AR Posted by: Aditya Rastogi
• 02 October, 2025
3 Reply

Here are the FEMA rules for the NRIs

  • If you changed your resident status to the NRI, then you will need an NRO or NRE savings account as per the Reserve Bank of India (RBI). An NRO is a rupee account that can be opened by two or more NRIs and processes the remittances received from outside Indian via normal banking channels or any other country's given that the account holder during their visit to India or transfer of the credits to NRO bank accounts. 
  • An NRE is an external account that is used for money transfer from outside India, and the whole amount is repatriable back to the residing country of the NRI. 
  • The income earned from the account is exempt from taxation. 
  • NRIs are allowed for unlimited investments through repatriable and non-repatriable transactions.
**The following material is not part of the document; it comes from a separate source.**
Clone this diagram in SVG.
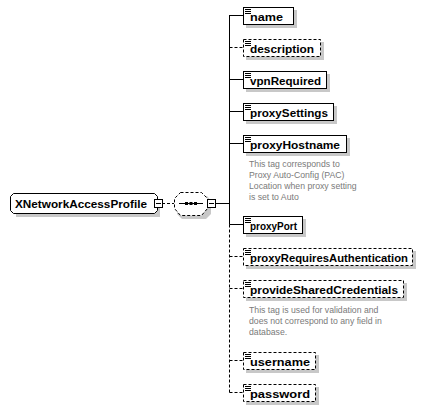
<svg xmlns="http://www.w3.org/2000/svg" width="434" height="411" viewBox="0 0 434 411">
<defs>
<style>
.bg{fill:#ffffff}
.box{fill:#ffffff;stroke:#000000;stroke-width:1}
.opt{stroke-dasharray:3,2}
.sh{fill:#c8c8c8}
.lbl{font-family:"Liberation Sans",Arial,sans-serif;font-weight:bold;font-size:11.8px;fill:#000000}
.cmt{font-family:"Liberation Sans",Arial,sans-serif;font-size:8.7px;fill:#7a7a7a}
.ln{stroke:#000000;stroke-width:1;fill:none}
.dl{stroke:#000000;stroke-width:1;fill:none;stroke-dasharray:3,2}
.ic{stroke:#000000;stroke-width:1}
</style>
<g id="icon"><path class="ic" d="M0,0.5h6M0,2.5h6M0,4.5h6"/></g>
</defs>
<rect class="bg" x="0" y="0" width="434" height="411"/>

<g id="connectors">
<path class="dl" d="M162,203.5H174"/>
<path class="ln" d="M216,203.5H229.5"/>
<path class="ln" d="M229.5,15V224.5"/>
<path class="dl" d="M229.5,224.5V392.5"/>
<path class="ln" d="M229.5,15.5H243"/>
<path class="dl" d="M229.5,47.5H243"/>
<path class="ln" d="M229.5,79.5H243"/>
<path class="ln" d="M229.5,111.5H243"/>
<path class="ln" d="M229.5,143.5H243"/>
<path class="ln" d="M229.5,224.5H243"/>
<path class="dl" d="M229.5,256.5H243"/>
<path class="dl" d="M229.5,288.5H243"/>
<path class="dl" d="M229.5,360.5H243"/>
<path class="dl" d="M229.5,392.5H243"/>
</g>

<g id="root">
<path class="sh" d="M16,199H160V217H16Z"/>
<path class="box" d="M13.5,193.5H154.5L157.5,196.5V210.5L154.5,213.5H13.5L10.5,210.5V196.5Z"/>
<text class="lbl" x="15" y="207.5" textLength="132" lengthAdjust="spacingAndGlyphs">XNetworkAccessProfile</text>
<rect class="box" x="154.5" y="199.5" width="8" height="8"/>
<path class="ln" d="M156,203.5h5"/>
</g>

<g id="sequence">
<path class="sh" d="M183,196H207L211,201V214L206,219H182L177,214V201Z"/>
<path class="box opt" d="M180.5,192.5H201.5L207.5,198.5V208.5L201.5,215.5H180.5L174.5,208.5V198.5Z"/>
<path class="ln" d="M179,203.5H203"/>
<rect x="185" y="202" width="3" height="3" fill="#000"/>
<rect x="189.5" y="202" width="3" height="3" fill="#000"/>
<rect x="194" y="202" width="3" height="3" fill="#000"/>
<rect class="box" x="207.5" y="199.5" width="8" height="8"/>
<path class="ln" d="M209,203.5h5"/>
</g>

<g id="name">
<rect class="sh" x="246" y="10" width="51" height="18"/>
<rect class="box" x="243.5" y="7.5" width="50" height="17"/>
<use href="#icon" x="245" y="9"/>
<text class="lbl" x="250" y="21" textLength="33" lengthAdjust="spacingAndGlyphs">name</text>
</g>

<g id="description">
<rect class="sh" x="246" y="42" width="78" height="18"/>
<rect class="box opt" x="243.5" y="39.5" width="77" height="17"/>
<use href="#icon" x="245" y="41"/>
<text class="lbl" x="250" y="53" textLength="64" lengthAdjust="spacingAndGlyphs">description</text>
</g>

<g id="vpnRequired">
<rect class="sh" x="246" y="74" width="84" height="18"/>
<rect class="box" x="243.5" y="71.5" width="83" height="17"/>
<use href="#icon" x="245" y="73"/>
<text class="lbl" x="250" y="85" textLength="71" lengthAdjust="spacingAndGlyphs">vpnRequired</text>
</g>

<g id="proxySettings">
<rect class="sh" x="246" y="106" width="91" height="18"/>
<rect class="box" x="243.5" y="103.5" width="90" height="17"/>
<use href="#icon" x="245" y="105"/>
<text class="lbl" x="250" y="117" textLength="78" lengthAdjust="spacingAndGlyphs">proxySettings</text>
</g>

<g id="proxyHostname">
<rect class="sh" x="246" y="138" width="104" height="18"/>
<rect class="box" x="243.5" y="135.5" width="103" height="17"/>
<use href="#icon" x="245" y="137"/>
<text class="lbl" x="250" y="149" textLength="90" lengthAdjust="spacingAndGlyphs">proxyHostname</text>
<text class="cmt" x="249" y="167">This tag corresponds to</text>
<text class="cmt" x="249" y="178">Proxy Auto-Config (PAC)</text>
<text class="cmt" x="249" y="189">Location when proxy setting</text>
<text class="cmt" x="249" y="200">is set to Auto</text>
</g>

<g id="proxyPort">
<rect class="sh" x="246" y="219" width="60" height="18"/>
<rect class="box" x="243.5" y="216.5" width="59" height="17"/>
<use href="#icon" x="245" y="218"/>
<text class="lbl" x="250" y="230" textLength="47" lengthAdjust="spacingAndGlyphs">proxyPort</text>
</g>

<g id="proxyRequiresAuthentication">
<rect class="sh" x="246" y="251" width="170" height="18"/>
<rect class="box opt" x="243.5" y="248.5" width="169" height="17"/>
<use href="#icon" x="245" y="250"/>
<text class="lbl" x="250" y="262" textLength="158" lengthAdjust="spacingAndGlyphs">proxyRequiresAuthentication</text>
</g>

<g id="provideSharedCredentials">
<rect class="sh" x="246" y="283" width="161" height="18"/>
<rect class="box opt" x="243.5" y="280.5" width="160" height="17"/>
<use href="#icon" x="245" y="282"/>
<text class="lbl" x="250" y="294" textLength="148" lengthAdjust="spacingAndGlyphs">provideSharedCredentials</text>
<text class="cmt" x="249" y="313">This tag is used for validation and</text>
<text class="cmt" x="249" y="324">does not correspond to any field in</text>
<text class="cmt" x="249" y="335">database.</text>
</g>

<g id="username">
<rect class="sh" x="246" y="355" width="73" height="18"/>
<rect class="box opt" x="243.5" y="352.5" width="72" height="17"/>
<use href="#icon" x="245" y="354"/>
<text class="lbl" x="250" y="366" textLength="60" lengthAdjust="spacingAndGlyphs">username</text>
</g>

<g id="password">
<rect class="sh" x="246" y="387" width="73" height="18"/>
<rect class="box opt" x="243.5" y="384.5" width="72" height="17"/>
<use href="#icon" x="245" y="386"/>
<text class="lbl" x="250" y="398" textLength="60" lengthAdjust="spacingAndGlyphs">password</text>
</g>
</svg>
However, according to the FEMA rules, NRIs cannot do small savings ot invest in government schemes like the PPF. 

Tags : Regulation of Fema

  • Rajbeer Kumar 04 October, 2025

    NRIs can repatriate funds up to 1 million USD in a financial year, and it is allowed even if you are retired from employment or have inherited the property. According to the FEMA rules sale of the proceeds of such assets is non-repatriable outside India, and they can repatriate assets, like rents earned from the immovable property owned overseas.

    • LJ
      lucky jain 04 October, 2025

      The students who are in foreign countries and treated as NRIs are eligible for all the facilities under the FEMA rules. They can receive remittances up to 10 lakh USD in a year from their NRO and NRE accounts.

  • Varun Naidu 03 October, 2025

    NRIs can buy residential and commercial properties in India and receive immovable property gifts from their inheritance or relatives. However, they are not allowed to buy any plantation or agricultural lands in India.